Transcribe every line from the top down to the line with "const depthY = d3.scaleLinear().domain([0, 1]).range([0, -66]);", both ends included, but not the pictures.

**DATA BLOCK:**
[start]

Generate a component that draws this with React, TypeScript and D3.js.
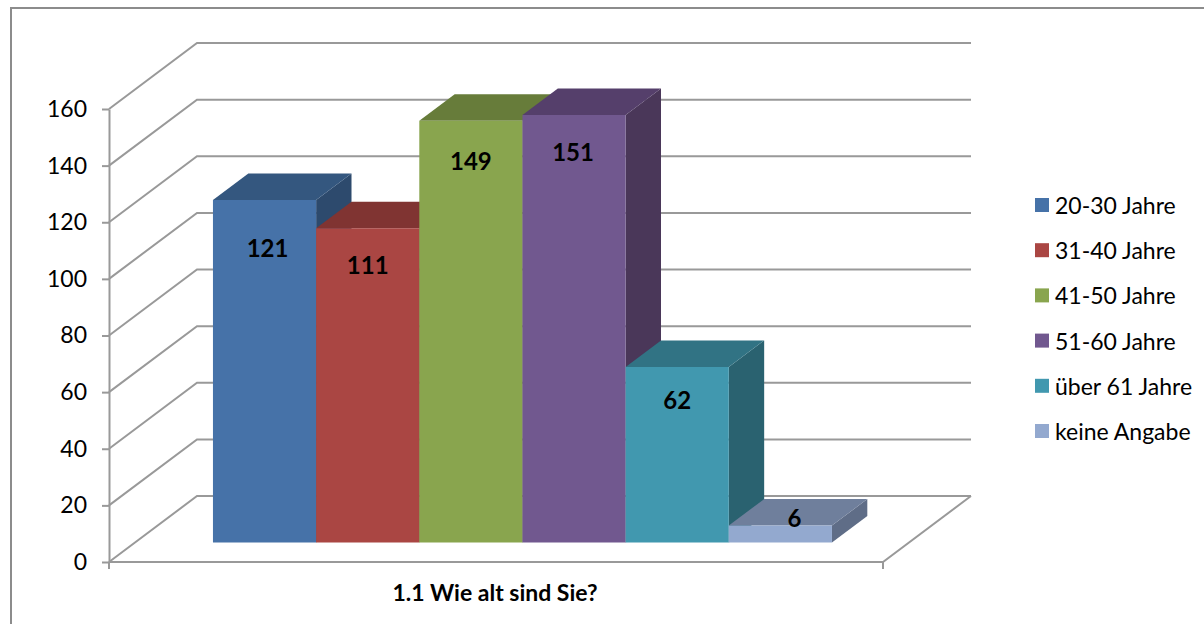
import { useEffect, useRef } from 'react';
import * as d3 from 'd3';

const categories = ['20-30 Jahre', '31-40 Jahre', '41-50 Jahre', '51-60 Jahre', 'über 61 Jahre', 'keine Angabe'];
const values = [121, 111, 149, 151, 62, 6];
const yTicks = [0, 20, 40, 60, 80, 100, 120, 140, 160];
const frontColors = ['#4672a8', '#aa4643', '#89a54e', '#71588f', '#4198af', '#93a9cf'];
const topColors = ['#34577f', '#803432', '#677c3a', '#553f6b', '#317384', '#6f7f9c'];
const sideColors = ['#2d4a6d', '#6e2d2b', '#586a32', '#4a3759', '#2a6270', '#5f6d87'];
const title = '1.1 Wie alt sind Sie?';

// labels were dragged by hand in the original, so they need a nudge
const labelNudge = [[3, 48], [0, 36], [0, 40], [-1, 36], [0, 33], [14, -8]];

const FONT = 'Lato, "Open Sans", sans-serif';
const GRID = '#999999';

function App() {
  const svgRef = useRef<SVGSVGElement>(null);

  useEffect(() => {
    if (!svgRef.current) return;
    const svg = d3.select(svgRef.current);
    svg.selectAll('*').remove();

    const width = 1204;
    const height = 624;
    svg.attr('viewBox', `0 0 ${width} ${height}`);

    // Chart frame, cut off by the screenshot on the right and bottom
    const frame = d3.path();
    frame.moveTo(11, height);
    frame.lineTo(11, 8);
    frame.lineTo(width, 8);
    svg.append('path').attr('d', frame.toString()).attr('fill', 'none')
      .attr('stroke', '#8c8c8c').attr('stroke-width', 2);

    const y = d3.scaleLinear().domain([0, 160]).range([562, 109]);
    const floorX = d3.scaleLinear().domain([0, 1]).range([109, 883]);
    const depthX = d3.scaleLinear().domain([0, 1]).range([0, 88]);
    const depthY = d3.scaleLinear().domain([0, 1]).range([0, -66]);

    // project a (x, value, depth) point to the screen
    const pt = (px: number, v: number, z: number): [number, number] => [
      px + depthX(z),
      y(v) + depthY(z),
    ];
    const line = d3.line();

    // Walls and gridlines
    yTicks.forEach(t => {
      svg.append('path')
        .attr('d', line([pt(floorX(0), t, 0), pt(floorX(0), t, 1), pt(floorX(1), t, 1)]))
        .attr('fill', 'none')
        .attr('stroke', GRID)
        .attr('stroke-width', 2);
    });

    // Floor edges
    svg.append('path')
      .attr('d', line([pt(floorX(0), 0, 0), pt(floorX(1), 0, 0), pt(floorX(1), 0, 1)]))
      .attr('fill', 'none')
      .attr('stroke', GRID)
      .attr('stroke-width', 2);

    // Value axis
    const axis = svg.append('g')
      .attr('transform', `translate(${floorX(0)},0)`)
      .call(d3.axisLeft(y).tickValues(yTicks).tickSize(7).tickSizeOuter(0).tickPadding(15));
    axis.select('.domain').attr('stroke', GRID).attr('stroke-width', 2);
    axis.selectAll('.tick line').attr('stroke', GRID).attr('stroke-width', 2);
    axis.selectAll('.tick text')
      .attr('font-family', FONT)
      .attr('font-size', 23)
      .attr('fill', '#000');

    // Category ticks on the floor
    floorX.domain().forEach(d => {
      svg.append('line')
        .attr('x1', floorX(d)).attr('x2', floorX(d))
        .attr('y1', y(0)).attr('y2', y(0) + 7)
        .attr('stroke', GRID).attr('stroke-width', 2);
    });

    // Bars
    const x = d3.scaleBand<string>().domain(categories).range([187, 806]);
    const zFront = 0.295;
    const zBack = 0.697;

    const bars = svg.selectAll('.bar')
      .data(categories)
      .enter()
      .append('g')
      .attr('class', 'bar');

    bars.append('path')
      .attr('fill', (_, i) => sideColors[i])
      .attr('d', (d, i) => {
        const r = (x(d) as number) + x.bandwidth();
        return line([pt(r, values[i], zFront), pt(r, values[i], zBack), pt(r, 0, zBack), pt(r, 0, zFront)]) + 'Z';
      });

    bars.append('path')
      .attr('fill', (_, i) => topColors[i])
      .attr('d', (d, i) => {
        const l = x(d) as number;
        const r = l + x.bandwidth();
        return line([pt(l, values[i], zFront), pt(l, values[i], zBack), pt(r, values[i], zBack), pt(r, values[i], zFront)]) + 'Z';
      });

    bars.append('path')
      .attr('fill', (_, i) => frontColors[i])
      .attr('d', (d, i) => {
        const l = x(d) as number;
        const r = l + x.bandwidth();
        return line([pt(l, values[i], zFront), pt(r, values[i], zFront), pt(r, 0, zFront), pt(l, 0, zFront)]) + 'Z';
      });

    // Value labels go on top of all bars
    svg.selectAll('.value-label')
      .data(categories)
      .enter()
      .append('text')
      .attr('class', 'value-label')
      .attr('text-anchor', 'middle')
      .attr('dominant-baseline', 'central')
      .attr('font-family', FONT)
      .attr('font-size', 24)
      .attr('font-weight', 700)
      .attr('fill', '#000')
      .attr('x', (d, i) => pt((x(d) as number) + x.bandwidth() / 2, values[i], zFront)[0] + labelNudge[i][0])
      .attr('y', (d, i) => pt(0, values[i], zFront)[1] + labelNudge[i][1])
      .text((_, i) => values[i]);

    // Axis title
    svg.append('text')
      .attr('x', 495)
      .attr('y', 601)
      .attr('text-anchor', 'middle')
      .attr('font-family', FONT)
      .attr('font-size', 23)
      .attr('font-weight', 700)
      .attr('fill', '#000')
      .text(title);

    // Legend
    const legendY = d3.scalePoint<string>().domain(categories).range([205, 431]);
    const legend = svg.selectAll('.legend')
      .data(categories)
      .enter()
      .append('g')
      .attr('class', 'legend')
      .attr('transform', d => `translate(1035,${legendY(d)})`);

    legend.append('rect')
      .attr('y', -7)
      .attr('width', 14)
      .attr('height', 14)
      .attr('fill', (_, i) => frontColors[i]);

    legend.append('text')
      .attr('x', 20)
      .attr('dominant-baseline', 'central')
      .attr('font-family', FONT)
      .attr('font-size', 23)
      .attr('fill', '#000')
      .text(d => d);
  }, []);

  return (
    <svg
      ref={svgRef}
      width={1204}
      height={624}
      style={{ position: 'absolute', top: 0, left: 0, display: 'block', background: '#fff' }}
    />
  );
}

export default App;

[end]

**PROBLEM SOLUTION:**
Generate a component that draws this with React, TypeScript and D3.js.
import { useEffect, useRef } from 'react';
import * as d3 from 'd3';

const categories = ['20-30 Jahre', '31-40 Jahre', '41-50 Jahre', '51-60 Jahre', 'über 61 Jahre', 'keine Angabe'];
const values = [121, 111, 149, 151, 62, 6];
const yTicks = [0, 20, 40, 60, 80, 100, 120, 140, 160];
const frontColors = ['#4672a8', '#aa4643', '#89a54e', '#71588f', '#4198af', '#93a9cf'];
const topColors = ['#34577f', '#803432', '#677c3a', '#553f6b', '#317384', '#6f7f9c'];
const sideColors = ['#2d4a6d', '#6e2d2b', '#586a32', '#4a3759', '#2a6270', '#5f6d87'];
const title = '1.1 Wie alt sind Sie?';

// labels were dragged by hand in the original, so they need a nudge
const labelNudge = [[3, 48], [0, 36], [0, 40], [-1, 36], [0, 33], [14, -8]];

const FONT = 'Lato, "Open Sans", sans-serif';
const GRID = '#999999';

function App() {
  const svgRef = useRef<SVGSVGElement>(null);

  useEffect(() => {
    if (!svgRef.current) return;
    const svg = d3.select(svgRef.current);
    svg.selectAll('*').remove();

    const width = 1204;
    const height = 624;
    svg.attr('viewBox', `0 0 ${width} ${height}`);

    // Chart frame, cut off by the screenshot on the right and bottom
    const frame = d3.path();
    frame.moveTo(11, height);
    frame.lineTo(11, 8);
    frame.lineTo(width, 8);
    svg.append('path').attr('d', frame.toString()).attr('fill', 'none')
      .attr('stroke', '#8c8c8c').attr('stroke-width', 2);

    const y = d3.scaleLinear().domain([0, 160]).range([562, 109]);
    const floorX = d3.scaleLinear().domain([0, 1]).range([109, 883]);
    const depthX = d3.scaleLinear().domain([0, 1]).range([0, 88]);
    const depthY = d3.scaleLinear().domain([0, 1]).range([0, -66]);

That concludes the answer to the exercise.